In January 2022, the then chair of the committee, Baroness Anelay of St Johns (Conservative), wrote to the government to follow up on matters raised in its response to the committee. Baroness Anelay expressed her “disappointment” that the government had not confirmed whether it would publish a strategy on China. She also criticised the government’s position on China, describing it as “ambiguous”. In particular, she said that it was “not clear” how the UK intended to “balance human rights concerns and allegations of genocide with an economic relationship”. The then minister for Asia at the Foreign, Commonwealth and Development Office, Amanda Milling, responded for the government on 9 February 2022. Ms Milling reiterated the government’s commitment to upholding values, protecting national security and maintaining a positive economic relationship with China, without committing to a specific strategy.

The report was debated in the House of Lords on 20 October 2022.

4.2 House of Commons Foreign Affairs Committee inquiry into the integrated review 2022

In November 2022, the House of Commons Foreign Affairs Committee conducted an inquiry into the 2021 integrated review ahead of the publication of the refresh. The following month, the committee published its findings in a report entitled ‘Refreshing our approach? Updating the integrated review’.

The committee noted that the government had designated China as a “systematic competitor” in the 2021 integrated review. However, the committee argued that the government needed to be “firmer and more explicit in articulating the UK’s security interests when it comes to China”. The committee said it would support the government if it changed the language used to describe China in the refresh from “systematic competitor” to “threat”, particularly if this was accompanied by “carefully calibrated and proportionate policy change […] rather than empty rhetoric”. While the committee said the integrated review also acknowledged that the UK would need to compete with China in some areas and cooperate in others, the committee recommended the government should “address the long-term viability of this approach” when updating the review.

In May 2023, the government published its response to the committee. The government noted that since the publication of the committee’s report it had published the integrated review refresh. Addressing the committee’s conclusion that it should consider redesignating China as a threat, the government said that it had partially agreed with the recommendation. The government also noted its “increasing concern” about the CCP’s actions at home and abroad. However, it recognised China’s size and importance on almost every global issue and the UK’s national interest in “advancing British interests directly with China”. The government therefore argued that it was “impossible, impractical, and unwise to sum up China in one word”. Responding to the committee’s recommendation that it should address the long-term viability of its approach to China, the government said it agreed and had set out its policy on China in the integrated review refresh.
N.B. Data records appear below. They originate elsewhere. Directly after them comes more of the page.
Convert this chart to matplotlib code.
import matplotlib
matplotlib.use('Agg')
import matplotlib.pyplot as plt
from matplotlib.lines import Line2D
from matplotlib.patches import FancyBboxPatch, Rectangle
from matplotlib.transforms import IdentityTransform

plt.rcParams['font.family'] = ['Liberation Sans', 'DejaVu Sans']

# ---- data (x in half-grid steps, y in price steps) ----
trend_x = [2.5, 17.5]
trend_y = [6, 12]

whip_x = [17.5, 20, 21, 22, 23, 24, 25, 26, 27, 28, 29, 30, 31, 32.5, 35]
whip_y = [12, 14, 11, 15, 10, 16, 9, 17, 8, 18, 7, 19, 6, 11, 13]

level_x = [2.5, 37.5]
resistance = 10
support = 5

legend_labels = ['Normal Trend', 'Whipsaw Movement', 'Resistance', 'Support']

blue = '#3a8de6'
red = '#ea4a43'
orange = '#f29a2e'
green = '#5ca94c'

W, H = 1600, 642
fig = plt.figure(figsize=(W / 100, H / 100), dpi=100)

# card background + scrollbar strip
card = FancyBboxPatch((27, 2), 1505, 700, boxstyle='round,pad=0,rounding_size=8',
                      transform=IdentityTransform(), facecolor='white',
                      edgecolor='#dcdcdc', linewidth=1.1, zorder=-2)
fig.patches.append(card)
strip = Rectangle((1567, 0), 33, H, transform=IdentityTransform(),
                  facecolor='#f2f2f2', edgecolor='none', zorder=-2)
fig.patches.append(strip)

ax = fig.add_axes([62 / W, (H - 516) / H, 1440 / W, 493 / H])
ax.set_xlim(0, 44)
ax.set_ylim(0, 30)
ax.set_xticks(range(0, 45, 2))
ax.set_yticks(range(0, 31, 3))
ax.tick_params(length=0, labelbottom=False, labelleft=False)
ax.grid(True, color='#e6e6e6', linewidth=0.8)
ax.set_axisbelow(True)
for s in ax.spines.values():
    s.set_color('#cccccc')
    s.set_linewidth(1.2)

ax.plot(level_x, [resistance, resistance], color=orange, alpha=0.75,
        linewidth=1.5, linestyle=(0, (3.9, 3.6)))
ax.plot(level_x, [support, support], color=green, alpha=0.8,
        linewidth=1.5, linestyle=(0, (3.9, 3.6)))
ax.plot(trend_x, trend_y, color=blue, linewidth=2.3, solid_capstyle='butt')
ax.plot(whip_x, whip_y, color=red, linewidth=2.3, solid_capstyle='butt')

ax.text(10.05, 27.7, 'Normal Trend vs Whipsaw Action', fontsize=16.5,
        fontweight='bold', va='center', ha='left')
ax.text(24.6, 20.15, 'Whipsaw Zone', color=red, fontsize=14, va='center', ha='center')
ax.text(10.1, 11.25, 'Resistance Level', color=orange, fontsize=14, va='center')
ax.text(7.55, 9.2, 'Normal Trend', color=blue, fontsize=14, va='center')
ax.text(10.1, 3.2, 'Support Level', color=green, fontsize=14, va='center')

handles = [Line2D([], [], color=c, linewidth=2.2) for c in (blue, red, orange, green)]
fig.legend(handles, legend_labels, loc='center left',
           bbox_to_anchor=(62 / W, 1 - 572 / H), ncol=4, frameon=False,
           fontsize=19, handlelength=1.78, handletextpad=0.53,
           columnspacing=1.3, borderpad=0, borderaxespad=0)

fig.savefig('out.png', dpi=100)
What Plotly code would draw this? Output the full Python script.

4.3 Intelligence and Security Committee of Parliament inquiry into China 2023

In May 2023, the Intelligence and Security Committee of Parliament sent its report on China to the prime minister, Rishi Sunak. In accordance with section 3 of the Justice and Security Act 2013, the prime minister was required to consider whether there was any information in the report which, if published, would be “prejudicial to the continued discharge of the functions of the security and intelligence agencies”. By convention, the committee had asked the prime minister to respond to the committee within 10 working days.

On 21 June 2023, the committee announced that Rishi Sunak had responded and that the report would be laid before Parliament ahead of the summer recess. It also said that it had sought an explanation from Mr Sunak as to why his response to the committee had been delayed.